Engineering bioinspired rigid-soft architecture for enhanced stiffness and toughness in liquid-free stretchable ionic conductors

In recent years, liquid-free stretchable ionic conductors have emerged as a promising alternative to gel-based stretchable conductive materials owing to their excellent performance stability and ability to circumvent solvent-related defects. Nevertheless, the intrinsic compromise between stiffness and toughness in these materials restricts their utility as load-bearing materials. To overcome this challenge, we propose a solvent exchange-assisted polymerization strategy inspired by the structure–property relationships observed in biological tissues and develop a stiff yet tough liquid-free stretchable ionic conductor. This approach involves using solvent exchange to homogenize the polymer network and improve polymer crystallization. Additionally, the incorporation of flexible polymer chains through spontaneous solvent polymerization stabilizes the network.
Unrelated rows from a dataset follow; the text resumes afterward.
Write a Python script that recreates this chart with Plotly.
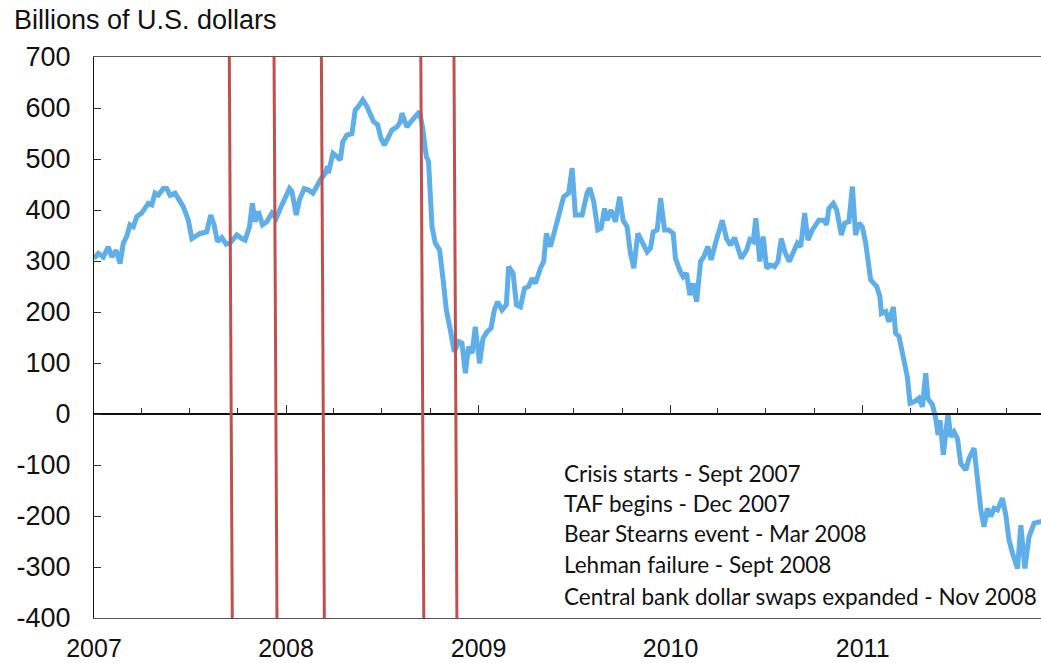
import numpy as np
import pandas as pd
import plotly.graph_objects as go

months = [0.0, 0.27, 0.58, 0.89, 1.11, 1.38, 1.63, 1.83, 2.04, 2.25, 2.46, 2.67, 2.98, 3.19, 3.39, 3.61,
          3.81, 4.02, 4.33, 4.54, 4.75, 5.06, 5.27, 5.58, 5.89, 6.11, 6.31, 6.63, 7.04, 7.29, 7.5, 7.71,
          7.98, 8.25, 8.5, 8.92, 9.23, 9.44, 9.71, 9.89, 10.06, 10.27, 10.52, 10.79, 11.11, 11.38, 11.63,
          11.94, 12.21, 12.36, 12.63, 12.83, 13.13, 13.39, 13.67, 13.96, 14.13, 14.44, 14.58, 14.64, 14.92,
          15.17, 15.38, 15.54, 15.79, 16.11, 16.31, 16.52, 16.79, 17.04, 17.25, 17.46, 17.71, 17.92, 18.13,
          18.39, 18.61, 18.92, 19.13, 19.23, 19.38, 19.54, 19.86, 20.17, 20.33, 20.53, 20.66, 20.75, 20.89,
          21.11, 21.31, 21.58, 21.83, 22.0, 22.25, 22.5, 22.77, 22.98, 23.19, 23.39, 23.61, 23.81, 24.08,
          24.29, 24.54, 24.79, 25.0, 25.21, 25.48, 25.75, 25.89, 26.17, 26.38, 26.63, 26.88, 27.14, 27.36,
          27.56, 27.88, 28.08, 28.25, 28.5, 28.81, 29.08, 29.33, 29.64, 29.86, 30.06, 30.48, 30.79, 30.96,
          31.21, 31.46, 31.67, 31.88, 32.04, 32.29, 32.56, 32.83, 33.04, 33.29, 33.5, 33.71, 33.96, 34.23,
          34.54, 34.75, 34.92, 35.17, 35.38, 35.63, 35.89, 36.17, 36.31, 36.58, 36.79, 37.0, 37.21, 37.42,
          37.63, 37.88, 38.08, 38.33, 38.54, 38.81, 39.23, 39.5, 39.75, 40.0, 40.21, 40.42, 40.75, 40.96,
          41.17, 41.33, 41.58, 41.79, 42.0, 42.25, 42.5, 42.71, 42.92, 43.14, 43.42, 43.71, 43.92, 44.13,
          44.38, 44.58, 44.86, 45.27, 45.58, 45.75, 45.89, 46.17, 46.38, 46.67, 46.88, 47.14, 47.36, 47.56,
          47.77, 47.98, 48.19, 48.5, 48.88, 49.08, 49.17, 49.44, 49.64, 49.92, 50.06, 50.27, 50.58, 50.79,
          50.96, 51.21, 51.52, 51.73, 51.94, 52.08, 52.36, 52.56, 52.71, 52.83, 53.04, 53.19, 53.33, 53.5,
          53.71, 53.92, 54.13, 54.44, 54.64, 54.96, 55.17, 55.38, 55.58, 55.79, 56.0, 56.21, 56.42, 56.73,
          56.94, 57.14, 57.36, 57.67, 57.88, 58.13, 58.39, 58.71, 59.13, 59.31]

# Billions of U.S. dollars
values = [305, 315, 308, 328, 308, 321, 295, 335, 348, 371, 367, 387, 394, 403, 413, 410,
          433, 429, 442, 442, 429, 433, 423, 406, 380, 344, 348, 354, 357, 390, 371, 338,
          346, 333, 335, 351, 344, 341, 367, 413, 377, 397, 371, 377, 394, 384, 403,
          423, 442, 436, 390, 420, 442, 439, 433, 449, 459, 472, 486, 472, 511,
          505, 498, 534, 547, 550, 596, 603, 616, 603, 586, 573, 567, 541, 527,
          544, 557, 563, 573, 590, 576, 563, 576, 590, 593, 560, 515, 505, 495,
          367, 335, 322, 256, 204, 165, 122, 142, 139, 80, 132, 119, 171, 99,
          148, 161, 168, 204, 220, 204, 214, 289, 276, 214, 210, 246, 250, 266,
          256, 286, 299, 354, 328, 364, 400, 426, 433, 482, 390, 390, 433, 443,
          416, 361, 364, 403, 380, 400, 377, 426, 380, 367, 315, 286, 354, 335,
          318, 325, 357, 361, 423, 361, 361, 354, 305, 282, 269, 276, 233, 256,
          220, 299, 308, 328, 302, 335, 380, 344, 331, 346, 328, 305, 321, 342,
          338, 384, 299, 348, 286, 292, 289, 299, 344, 318, 299, 321, 335, 328,
          394, 341, 361, 380, 380, 371, 403, 413, 400, 351, 374, 377, 446, 351,
          374, 367, 335, 263, 250, 230, 197, 201, 181, 210, 158, 152, 99, 73,
          21, 24, 31, 14, 80, 30, 18, -8, -41, -12, -80, -31, 1, -45,
          -35, -48, -97, -110, -87, -67, -126, -188, -221, -185, -201, -185, -188, -165,
          -198, -247, -273, -303, -218, -303, -241, -214, -211, -208]

event_dates = ["2007-09-18", "2007-12-12", "2008-03-11", "2008-09-16", "2008-11-18"]
event_labels = ["Crisis starts - Sept 2007", "TAF begins - Dec 2007", "Bear Stearns event - Mar 2008",
                "Lehman failure - Sept 2008", "Central bank dollar swaps expanded - Nov 2008"]

x_start, x_end = "2007-01-01", "2011-12-06"
y_min, y_max, y_step = -400, 700, 100
y_title = "Billions of U.S. dollars"

dates = pd.Timestamp("2007-01-01") + pd.to_timedelta(np.array(months) * 30.4375, unit="D")
y_ticks = list(range(y_min, y_max + 1, y_step))
y_ticktext = [str(v) for v in y_ticks]  # plain hyphen minus, as in the original

fig = go.Figure()
fig.add_trace(go.Scatter(x=dates, y=values, mode="lines",
                         line=dict(color="#5EAEE9", width=5), hoverinfo="skip",
                         showlegend=False))
# invisible copy so that the zero-line axis (xaxis2) is drawn
fig.add_trace(go.Scatter(x=dates, y=values, xaxis="x2", mode="lines",
                         line=dict(color="rgba(0,0,0,0)", width=0), hoverinfo="skip",
                         showlegend=False))

# event lines (slightly slanted as in the original)
slant = pd.Timedelta(days=2.8)
for d in event_dates:
    t = pd.Timestamp(d)
    fig.add_shape(type="line", xref="x", yref="paper", x0=t + slant, y0=0, x1=t - slant, y1=1,
                  line=dict(color="#C0504D", width=3), layer="above")

# event legend text
line_y = [-116, -175, -235, -296, -357]
for lab, yy in zip(event_labels, line_y):
    fig.add_annotation(text=lab, xref="paper", yref="y", x=0.4942, y=yy, xanchor="left",
                       yanchor="middle", showarrow=False,
                       font=dict(family="Lato", size=22.5, color="#111111"))

fig.add_annotation(text=y_title, xref="paper", yref="paper", x=-0.087, y=1.066,
                   xanchor="left", yanchor="middle", showarrow=False,
                   font=dict(family="Liberation Sans, Arial", size=27, color="#111111"))

fig.update_layout(
    width=1041, height=663,
    margin=dict(l=94, r=0, t=57, b=45),
    paper_bgcolor="white", plot_bgcolor="white",
    font=dict(family="Liberation Sans, Arial", color="#111111"),
    xaxis=dict(type="date", range=[x_start, x_end], tickformat="%Y", dtick="M12",
               tick0="2007-01-01", ticks="", showgrid=False, zeroline=False,
               showline=True, linecolor="#555555", linewidth=1.3, mirror=True,
               tickfont=dict(size=25), ticklabelstandoff=8, automargin=False),
    xaxis2=dict(type="date", range=[x_start, x_end], overlaying="x", anchor="free",
                position=(0 - y_min) / (y_max - y_min), side="bottom",
                showticklabels=False, showgrid=False, zeroline=False,
                showline=True, linecolor="#111111", linewidth=1.5,
                ticks="inside", ticklen=8, tickwidth=1.3, tickcolor="#333333",
                dtick="M12", tick0="2007-01-01", automargin=False,
                minor=dict(dtick="M3", tick0="2007-01-01", ticks="inside", ticklen=5,
                           tickwidth=1.3, tickcolor="#333333", showgrid=False)),
    yaxis=dict(range=[y_min, y_max], tickvals=y_ticks, ticktext=y_ticktext,
               ticks="inside", ticklen=7,
               tickwidth=1.3, tickcolor="#333333", showgrid=False, zeroline=False,
               showline=True, linecolor="#111111", linewidth=1.3,
               tickfont=dict(size=27), ticklabelstandoff=17, automargin=False),
)

fig.write_html("out.html", config={"displayModeBar": False},
               post_script="document.body.style.margin='0';document.body.style.overflow='hidden';")
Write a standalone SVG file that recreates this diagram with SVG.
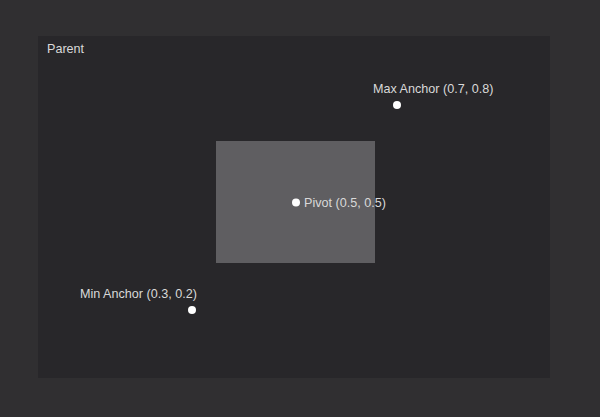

As a result, a rigid-soft polymer network characterized by high-density rigid crystalline domains embedded in a homogeneous soft matrix was engineered. This strategically designed architecture endows the material with relatively stable ionic conductivity (1.9 mS m −1 ) and unprecedented mechanical properties, including coordinatively enhanced stiffness (128.6 MPa) and toughness (134.7 MJ m −3 ), as well as remarkable mechanical strength (37.5 MPa) and resistance to tearing and crack propagation. Furthermore, this strategy can be directly applied to fabricate liquid-free ionic conductive fiber, which has great potential for use as wearable sensors and electronic tendons. This research not only reconciles the challenging trade-off between stiffness and toughness, but also offers a practical avenue for designing robust liquid-free stretchable ionic conductors, contributing to the advancements of soft electronics and engineering materials.